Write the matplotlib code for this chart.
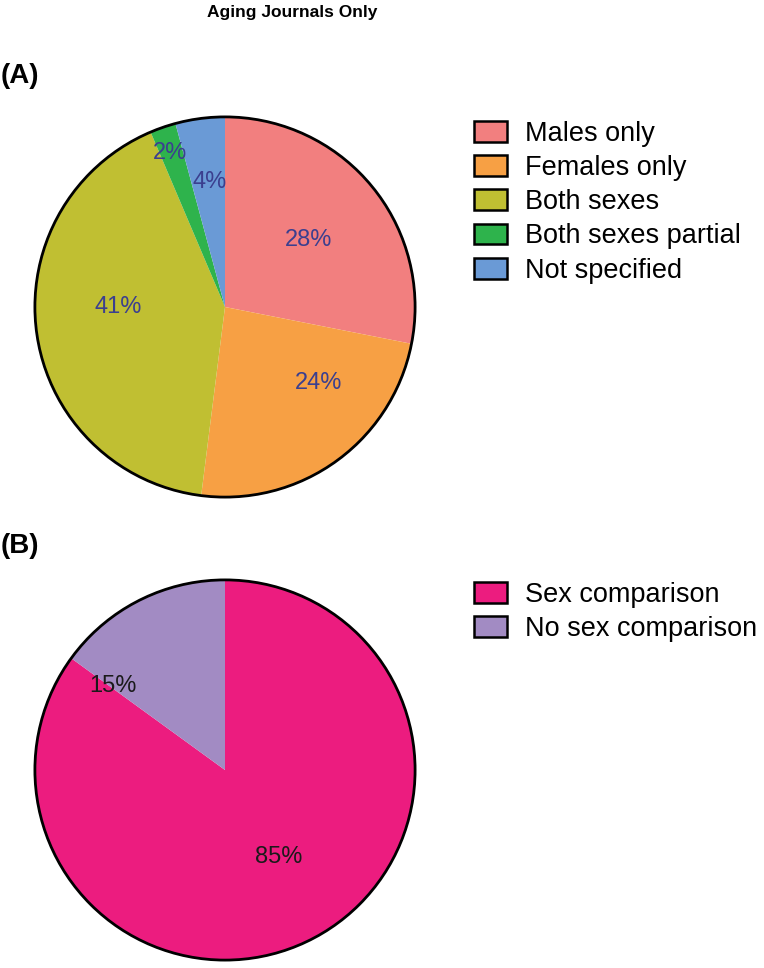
import numpy as np
import matplotlib.pyplot as plt
from matplotlib.patches import Patch, Circle

plt.rcParams['font.family'] = ['Liberation Sans', 'DejaVu Sans']

# panel A data
labels_a = ["Males only", "Females only", "Both sexes", "Both sexes partial", "Not specified"]
values_a = [28.1, 23.9, 41.6, 2.2, 4.2]
pct_a = ["28%", "24%", "41%", "2%", "4%"]
colors_a = ["#F27F7F", "#F7A044", "#C0BF32", "#2EB34C", "#6A9AD6"]
label_pos_a = [(0.44, 0.35), (0.49, -0.40), (-0.56, 0.0), (-0.29, 0.81), (-0.08, 0.66)]

# panel B data
labels_b = ["Sex comparison", "No sex comparison"]
values_b = [85.0, 15.0]
pct_b = ["85%", "15%"]
colors_b = ["#EC1C7F", "#A28BC3"]
label_pos_b = [(0.28, -0.46), (-0.59, 0.44)]

W, H = 764, 968
fig = plt.figure(figsize=(W / 100, H / 100), dpi=100)


def pie_panel(rect, values, colors, pcts, pos, txtcolor):
    ax = fig.add_axes(rect)
    ax.pie(values, colors=colors, startangle=90, counterclock=False,
           radius=1, wedgeprops=dict(linewidth=0))
    ax.add_patch(Circle((0, 0), 1, fill=False, edgecolor='black', lw=2, zorder=5))
    for t, (x, y) in zip(pcts, pos):
        ax.text(x, y, t, ha='center', va='center', fontsize=17, color=txtcolor)
    ax.set_xlim(-1.01, 1.01)
    ax.set_ylim(-1.01, 1.01)
    ax.set_aspect('equal')
    ax.axis('off')
    return ax


def legend(labels, colors, top):
    handles = [Patch(facecolor=c, edgecolor='black', linewidth=1.8) for c in colors]
    fig.legend(handles, labels, loc='upper left',
               bbox_to_anchor=(474 / W, 1 - top / H), frameon=False,
               fontsize=19.5, handlelength=1.22, handleheight=0.81,
               handletextpad=0.67, labelspacing=0.3, borderpad=0,
               borderaxespad=0)


pie_panel([33 / W, 1 - 499 / H, 384 / W, 384 / H], values_a, colors_a,
          pct_a, label_pos_a, "#3B3F8F")
pie_panel([33 / W, 1 - 962 / H, 384 / W, 384 / H], values_b, colors_b,
          pct_b, label_pos_b, "#1A1A1A")

legend(labels_a, colors_a, 121)
legend(labels_b, colors_b, 582)

fig.text(292 / W, 1 - 12 / H, "Aging Journals Only", ha='center', va='center',
         fontsize=12.5, fontweight='bold')
fig.text(1 / W, 1 - 76 / H, "(A)", ha='left', va='center', fontsize=20,
         fontweight='bold')
fig.text(1 / W, 1 - 546 / H, "(B)", ha='left', va='center', fontsize=20,
         fontweight='bold')

fig.savefig("out.png", dpi=100)
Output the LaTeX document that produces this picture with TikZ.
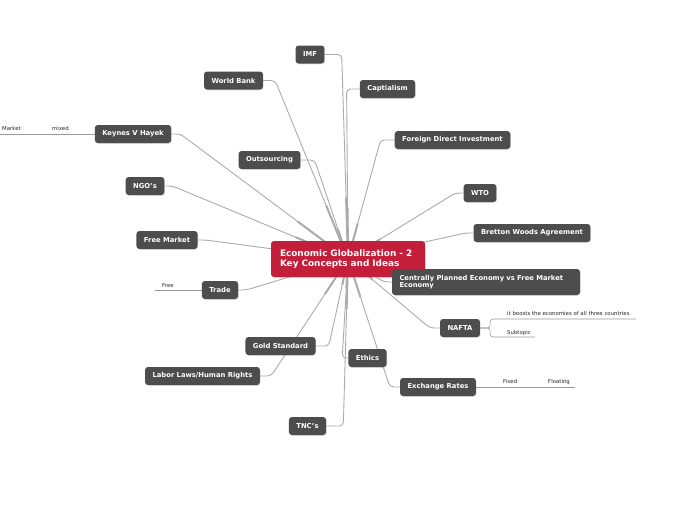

• • • • • • •

Give back the entries verbatim. Do not include any picture.

Write the matplotlib code for this chart.
import numpy as np
import matplotlib.pyplot as plt
from matplotlib.patches import Patch, Circle

plt.rcParams['font.family'] = ['Liberation Sans', 'DejaVu Sans']

# panel A data
labels_a = ["Males only", "Females only", "Both sexes", "Both sexes partial", "Not specified"]
values_a = [28.1, 23.9, 41.6, 2.2, 4.2]
pct_a = ["28%", "24%", "41%", "2%", "4%"]
colors_a = ["#F27F7F", "#F7A044", "#C0BF32", "#2EB34C", "#6A9AD6"]
label_pos_a = [(0.44, 0.35), (0.49, -0.40), (-0.56, 0.0), (-0.29, 0.81), (-0.08, 0.66)]

# panel B data
labels_b = ["Sex comparison", "No sex comparison"]
values_b = [85.0, 15.0]
pct_b = ["85%", "15%"]
colors_b = ["#EC1C7F", "#A28BC3"]
label_pos_b = [(0.28, -0.46), (-0.59, 0.44)]

W, H = 764, 968
fig = plt.figure(figsize=(W / 100, H / 100), dpi=100)


def pie_panel(rect, values, colors, pcts, pos, txtcolor):
    ax = fig.add_axes(rect)
    ax.pie(values, colors=colors, startangle=90, counterclock=False,
           radius=1, wedgeprops=dict(linewidth=0))
    ax.add_patch(Circle((0, 0), 1, fill=False, edgecolor='black', lw=2, zorder=5))
    for t, (x, y) in zip(pcts, pos):
        ax.text(x, y, t, ha='center', va='center', fontsize=17, color=txtcolor)
    ax.set_xlim(-1.01, 1.01)
    ax.set_ylim(-1.01, 1.01)
    ax.set_aspect('equal')
    ax.axis('off')
    return ax


def legend(labels, colors, top):
    handles = [Patch(facecolor=c, edgecolor='black', linewidth=1.8) for c in colors]
    fig.legend(handles, labels, loc='upper left',
               bbox_to_anchor=(474 / W, 1 - top / H), frameon=False,
               fontsize=19.5, handlelength=1.22, handleheight=0.81,
               handletextpad=0.67, labelspacing=0.3, borderpad=0,
               borderaxespad=0)


pie_panel([33 / W, 1 - 499 / H, 384 / W, 384 / H], values_a, colors_a,
          pct_a, label_pos_a, "#3B3F8F")
pie_panel([33 / W, 1 - 962 / H, 384 / W, 384 / H], values_b, colors_b,
          pct_b, label_pos_b, "#1A1A1A")

legend(labels_a, colors_a, 121)
legend(labels_b, colors_b, 582)

fig.text(292 / W, 1 - 12 / H, "Aging Journals Only", ha='center', va='center',
         fontsize=12.5, fontweight='bold')
fig.text(1 / W, 1 - 76 / H, "(A)", ha='left', va='center', fontsize=20,
         fontweight='bold')
fig.text(1 / W, 1 - 546 / H, "(B)", ha='left', va='center', fontsize=20,
         fontweight='bold')

fig.savefig("out.png", dpi=100)
Output the LaTeX document that produces this picture with TikZ.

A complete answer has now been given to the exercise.